Tampa Jerry Aug 21st, 09, 5:47 PM If you did any engine work and replaced the water pump, A/C compresser, damper,alt, etc. check to see if the belts are in alignment. If any of the belts are not perpendicular to the pulleys, you will get a vibration which is RPM sensitive. Someone above suggested to determine if the vibration is speed sensitive or RPM sensitive. Speed sensitive usually points to wheels or suspension. RPM sensitive can be traced to the engine, its components or the transmission and or clutch/pressure plate or pilot bearing. I put in a new A/C system in my vette and had a vibration at 2800 RPM. It shook the shifter and my teeth. The A/C compresser bracket had to be shimmed to get the belt in alignment with the water pump pulley. Good luck and keep us posted. Jerry
rdshotss Aug 22nd, 09, 9:00 AM Ok, the vibration seems to be speed sensitive as I recall, and when i get to the speed that it vibrates, I put the car in neutral and it seems to still vibrate but not as bad. Right now the driveline and front yoke are in the shop to have a new front yoke put on, new U joints, and have it balanced. The front yoke shows bad scaring in the areas where the bushing rides. Today, I'm going to check the pinion angle. Isn't there a plus and minus range for the angle? I will go look at the alignment of the belts to., I believe there is 1 belt that is not perfectly aligned with a pulley also.

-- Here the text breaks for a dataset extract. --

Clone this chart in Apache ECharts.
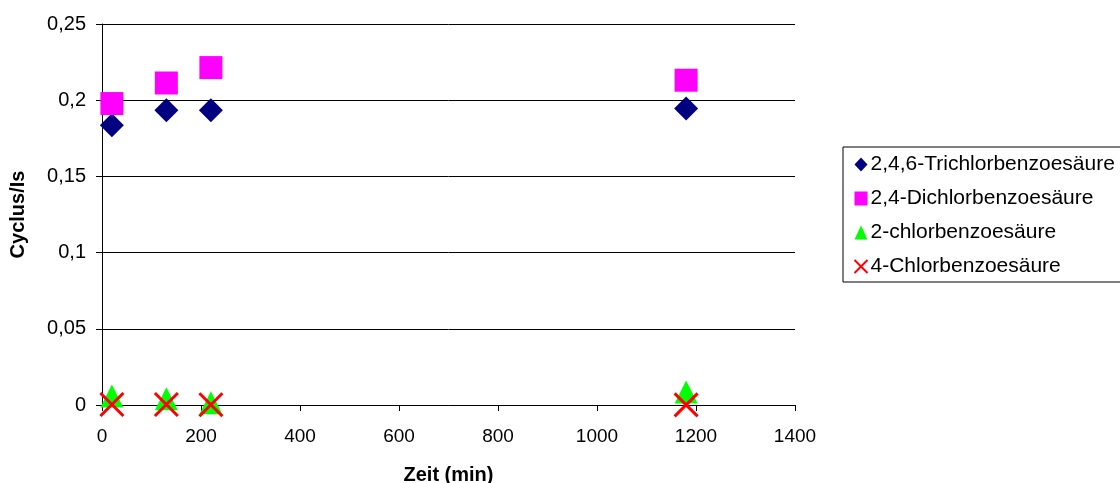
<!DOCTYPE html>
<html>
<head>
<meta charset="utf-8">
<script src="https://cdn.jsdelivr.net/npm/echarts@6/dist/echarts.min.js"></script>
<style>
  html, body { margin: 0; padding: 0; background: #fff; }
  #chart { width: 1120px; height: 483px; }
</style>
</head>
<body>
<div id="chart"></div>
<script>
// Zeitpunkte (min)
const zeit = [20, 130, 220, 1180]
// Werte Cyclus/Is
const trichlor = [0.1835, 0.1934, 0.1934, 0.1945]
const dichlor = [0.1978, 0.2113, 0.2214, 0.2131]
const chlor2 = [0.0059, 0.0041, 0.0015, 0.0085]
const chlor4 = [0.0003, 0.0003, 0.0002, 0.0001]

const seriesNames = ['2,4,6-Trichlorbenzoesäure', '2,4-Dichlorbenzoesäure', '2-chlorbenzoesäure', '4-Chlorbenzoesäure']

const crossPath = 'path://M0,0L10,10M10,0L0,10'

const pairs = (ys) => zeit.map((x, i) => [x, ys[i]])

const chart = echarts.init(document.getElementById('chart'))

const font = 'Arial, "Liberation Sans", sans-serif'

const option = {
  animation: false,
  textStyle: { fontFamily: font },
  grid: { left: 102, right: 325, top: 24, bottom: 78, containLabel: false, outerBoundsMode: 'none' },
  legend: {
    orient: 'vertical',
    left: 843,
    top: 147,
    padding: [7, 30, 5, 9],
    itemGap: 13,
    itemWidth: 13,
    itemHeight: 14,
    borderColor: '#000',
    borderWidth: 1,
    textStyle: { fontSize: 21, color: '#000', fontFamily: font, padding: [0, 0, 0, -2] },
    data: [
      { name: seriesNames[0], icon: 'diamond' },
      { name: seriesNames[1], icon: 'rect' },
      { name: seriesNames[2], icon: 'triangle' },
      { name: seriesNames[3], icon: crossPath, itemStyle: { color: 'none', borderColor: '#ff0000', borderWidth: 2 } }
    ]
  },
  xAxis: {
    type: 'value',
    min: 0,
    max: 1400,
    interval: 200,
    name: 'Zeit (min)',
    nameLocation: 'middle',
    nameGap: 60,
    nameTextStyle: { fontSize: 20, fontWeight: 'bold', color: '#000', fontFamily: font },
    axisLine: { show: true, lineStyle: { color: '#000', width: 1 } },
    axisTick: { show: true, length: 6, lineStyle: { color: '#000' } },
    axisLabel: { fontSize: 19, color: '#000', margin: 22, fontFamily: font, formatter: (v) => String(v) },
    splitLine: { show: false }
  },
  yAxis: {
    type: 'value',
    min: 0,
    max: 0.25,
    interval: 0.05,
    name: 'Cyclus/Is',
    nameLocation: 'middle',
    nameGap: 74,
    nameRotate: 90,
    nameTextStyle: { fontSize: 20, fontWeight: 'bold', color: '#000', fontFamily: font },
    axisLine: { show: true, lineStyle: { color: '#000', width: 1 } },
    axisTick: { show: true, length: 6, lineStyle: { color: '#000' } },
    axisLabel: {
      fontSize: 20,
      color: '#000',
      margin: 16,
      fontFamily: font,
      formatter: (v) => String(Math.round(v * 100) / 100).replace('.', ',')
    },
    splitLine: { show: true, lineStyle: { color: '#000', width: 1 } }
  },
  series: [
    {
      name: seriesNames[0],
      type: 'scatter',
      symbol: 'diamond',
      symbolSize: [24, 24],
      itemStyle: { color: '#000080', opacity: 1 },
      data: pairs(trichlor)
    },
    {
      name: seriesNames[1],
      type: 'scatter',
      symbol: 'rect',
      symbolSize: [23, 23],
      itemStyle: { color: '#ff00ff', opacity: 1 },
      data: pairs(dichlor)
    },
    {
      name: seriesNames[2],
      type: 'scatter',
      symbol: 'triangle',
      symbolSize: [23, 23],
      itemStyle: { color: '#00ff00', opacity: 1 },
      data: pairs(chlor2)
    },
    {
      name: seriesNames[3],
      type: 'scatter',
      symbol: crossPath,
      symbolSize: [23, 23],
      itemStyle: { color: 'none', borderColor: '#ff0000', borderWidth: 3, opacity: 1 },
      data: pairs(chlor4)
    }
  ]
}

chart.setOption(option)
</script>
</body>
</html>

72SSdummy Aug 22nd, 09, 10:32 PM I would like to know if you used the flywheel from the motor you took out. I believe you said it was vibrating before you changed the motor. If that is the case you may have the wrong flywheel or the flywheel may just be out of balance. Also if the drive shaft is to long it will bump the end of the tail shaft under torque because the pinion angle changes.I had a car that had a rhythmic pulse at higher rpm and that was the problem. This would also cause the scoring on the yoke. I hope its already fixed when you get this message
rdshotss Aug 23rd, 09, 12:39 AM Yes, I did use the flywheel from the old motor, and that will probably be my next adventure, to have it balanced. I measured the driveline and gave the spec's to the driveline shop. So, they agreed with the length,and I 'll call them to ask about the yoke depth to make sure it is not to long. Right now I'm diving into the muncie 4 speed and found the mainshaft rear bearing is loose/tight when spinning the mid plate. Don't know if that is normal, so I'm going to change the mid plate for a steel, because I found a crack at the reverse idler area also. Don't know if the reverse idler would have anything to do with a vibration at high rpm/speed?
Chris R Aug 31st, 09, 10:27 PM Any updates?

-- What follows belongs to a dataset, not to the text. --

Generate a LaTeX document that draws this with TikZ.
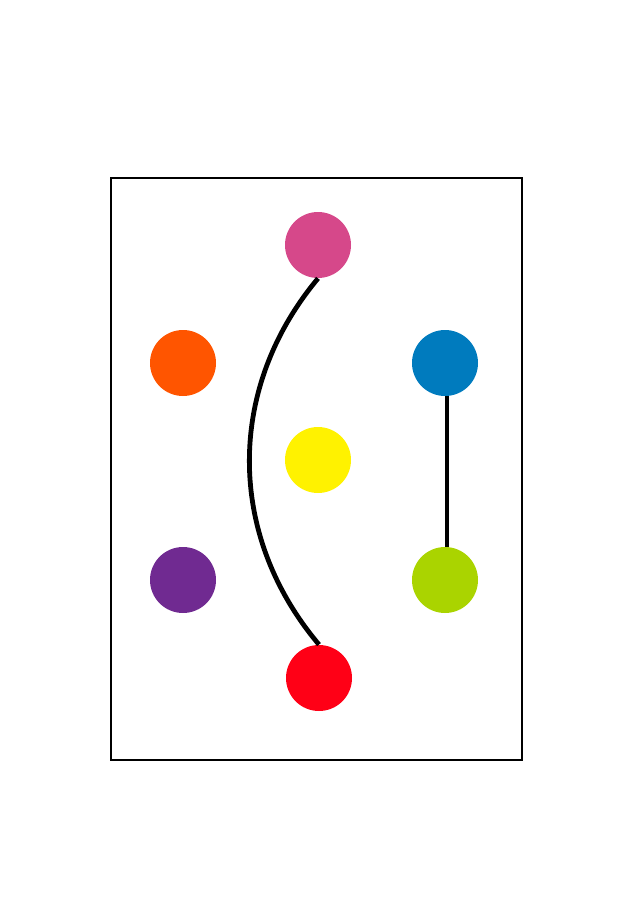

ccarney69 Aug 31st, 09, 11:41 PM My vibration went away when I changed the water pump out. Bad bearing.
rdshotss Sep 1st, 09, 12:10 AM There is no updates yet. I am putting new trailer arms bushings in this week, changing out the air shocks back to factory,and ordering a rebuild kit for the muncie. The water pump is brand new. I can't wait to let you guys know if this fixes the mysterious vibration.
66 BRONZE Sep 1st, 09, 9:34 AM There is no updates yet. I am putting new trailer arms bushings in this week, changing out the air shocks back to factory,and ordering a rebuild kit for the muncie. The water pump is brand new. I can't wait to let you guys know if this fixes the mysterious vibration.

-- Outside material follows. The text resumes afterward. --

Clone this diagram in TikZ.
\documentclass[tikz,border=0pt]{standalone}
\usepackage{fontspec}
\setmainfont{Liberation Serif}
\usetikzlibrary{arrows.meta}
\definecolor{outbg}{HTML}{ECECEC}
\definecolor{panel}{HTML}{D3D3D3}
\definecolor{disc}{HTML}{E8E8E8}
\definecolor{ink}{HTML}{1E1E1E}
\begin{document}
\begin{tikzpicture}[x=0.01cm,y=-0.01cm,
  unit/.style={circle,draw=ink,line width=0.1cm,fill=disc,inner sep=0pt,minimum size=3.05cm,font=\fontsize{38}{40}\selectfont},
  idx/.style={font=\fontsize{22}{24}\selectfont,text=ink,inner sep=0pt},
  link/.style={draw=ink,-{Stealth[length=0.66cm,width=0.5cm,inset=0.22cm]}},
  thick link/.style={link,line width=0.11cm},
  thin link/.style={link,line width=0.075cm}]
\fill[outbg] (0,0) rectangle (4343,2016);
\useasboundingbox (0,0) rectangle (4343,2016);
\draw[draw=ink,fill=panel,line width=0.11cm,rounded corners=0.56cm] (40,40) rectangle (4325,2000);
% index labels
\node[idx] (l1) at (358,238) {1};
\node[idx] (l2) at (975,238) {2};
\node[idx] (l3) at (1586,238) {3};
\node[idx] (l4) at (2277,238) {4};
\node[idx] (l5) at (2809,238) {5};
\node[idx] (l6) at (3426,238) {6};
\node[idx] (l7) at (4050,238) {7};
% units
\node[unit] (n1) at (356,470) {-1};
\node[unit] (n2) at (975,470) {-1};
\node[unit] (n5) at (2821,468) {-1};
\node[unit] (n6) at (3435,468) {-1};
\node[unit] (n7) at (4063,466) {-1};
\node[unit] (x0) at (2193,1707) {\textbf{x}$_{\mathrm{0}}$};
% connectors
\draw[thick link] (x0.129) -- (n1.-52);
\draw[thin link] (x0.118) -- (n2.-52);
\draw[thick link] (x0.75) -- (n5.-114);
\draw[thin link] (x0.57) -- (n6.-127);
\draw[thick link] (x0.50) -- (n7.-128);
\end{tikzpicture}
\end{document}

You better make sure you test drive after EACH repair/replacement of parts, otherwise you will never know exactly what the problem was.
rdshotss Oct 1st, 09, 7:30 PM Well so far the rear pinion wont adjust any higher than level (90degrees). I 'm trying to stay stock. If I have to go to adjustable upper control arms then I will. Would anything in the front end cause a vibration that is only felt through the shifter handle and vibrate the rear view mirror only to where you can't make out anything at speeds over 60mph?. The steering wheel never vibrates. It's is smooth
w30442 May 25th, 10, 10:08 PM I have the exact same vibration. I have change numerous things as well. Right now Ihave the tailshaft out changing the bushing. Any luck finding this ?
hot rod bill May 25th, 10, 10:23 PM Yes, I've had the driveshaft balanced several times with no change in the vibration i have to ask is the drive shaft installed correctly? if you look at the pictures in the assy manuel & see how the long & short area of the drive shaft is facing in the pictures versus what you have right now. i found out the hard way also when some one pointed out mine was backwards & vibrating at the same rpms yours is:yes:, hope this helps. bill:thumbsup:
67shovel May 26th, 10, 9:01 AM My 68 Z/28 302 M-22 had a bad vibe at 4 grand in each gear. With through everything from water pump to the rear end including balancer, clutch, pressure plate, drive shaft, 4 speed rebiuld & water pump. I determined that it must be a bent input shaft on the tranny. Yanked it out, tore it down and brought the input shaft to the machine shop....perfect, no run out!! If I wasn't bald I'd pull my hair out!! Oh well, I 've got the trans out, might as well rebiuld it again. Pressed the shaft off the center main bearing and there it was. A small nick in one bearing ball. Replaced it and it runs like a watch now to 7 grand. I was so relieved. The trans shop that rebuilt the 4 speed didn't change that main bearing. I got a "how to rebiuld your trans" vidio and did it myself.
mochevy69 May 27th, 10, 8:41 AM Just a thought. I had two cases where the differential pinion bearing went bad. It vibrated so bad that it would hurt your hand to hold the shifter stick.
wark67 May 27th, 10, 4:15 PM Yeah Rog, that video worked pretty good. It is the only VCR tape that I have watched more than once! VCR? WTF is that? haha
ACES-70 May 29th, 10, 3:12 PM Is the vibration still there with the tranni clutch and presure plate off the car ??